Indeed, whether you regard that "omnipotent power" as being some ineffable divinity or some leviathan called "the state".
But we can indeed explore the empirical existence of the ideas that human beings employ in their undertaking of life, and make useful distinctions between those which have their origin in the nature of the individual prior to his social relations, and those which are a product of the social relations themselves.
>Indeed, whether you regard that "omnipotent power" as being some ineffable divinity or some leviathan called "the state".
Personally, I regard them as one in the same.
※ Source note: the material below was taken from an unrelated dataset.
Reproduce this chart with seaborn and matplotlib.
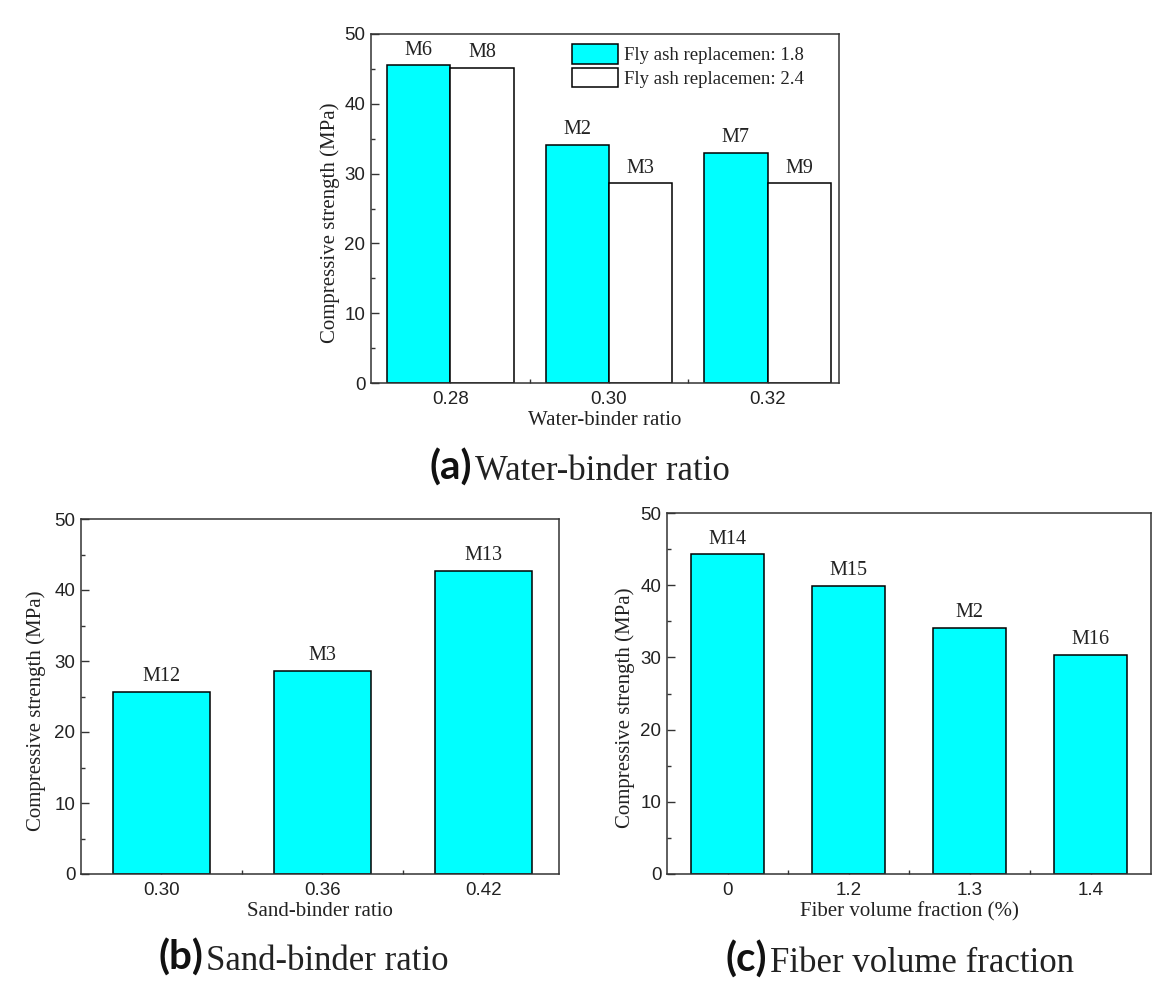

The State is just a proxy of the will of the community one finds himself in, and Divinity just a proxy of man's will subscribed to and enforced by other men of belief.
Neither are omnipotent, but rather omnipresent as long as one finds himself surrounded by other people, and while they are not omnipotent, they are plenty powerful, -especially compared to a lone individual in most cases.
But, ultimately, everyone is a lone individual, and the "will of the community", to the extent that there even is a consistently identifiable thing, is the product of a complex of protocols and values that were already available to each individual in his own right.
Communities don't bootstrap themselves - they evolve out of the willing participation of individuals, and when the meditative mechanisms of that community fall to the manipulation of one faction or another, communities can and do break apart.
Taking the existence of a stable social framework for granted is very dangerous, and the concept of "rights" is one of the tools we employ precisely to protect that social framework's substantive foundation.
That's very idealistic, and I'm glad I live in a country where this fiction is enshrined at such a base level.
In reality, we are born, human creatures, unto a world with billions and billions of other human creatures. The only rights we really have on this Earth are the ones the other creatures around us let us have. If preserving the fiction that we aren't collectively (or often individually) the sole arbiters of the rights of others means increased liberty to some degree, I'll take that.
But yeah, semantically you're spot on. The Bill of Rights clearly concedes the authority to a higher power than the government.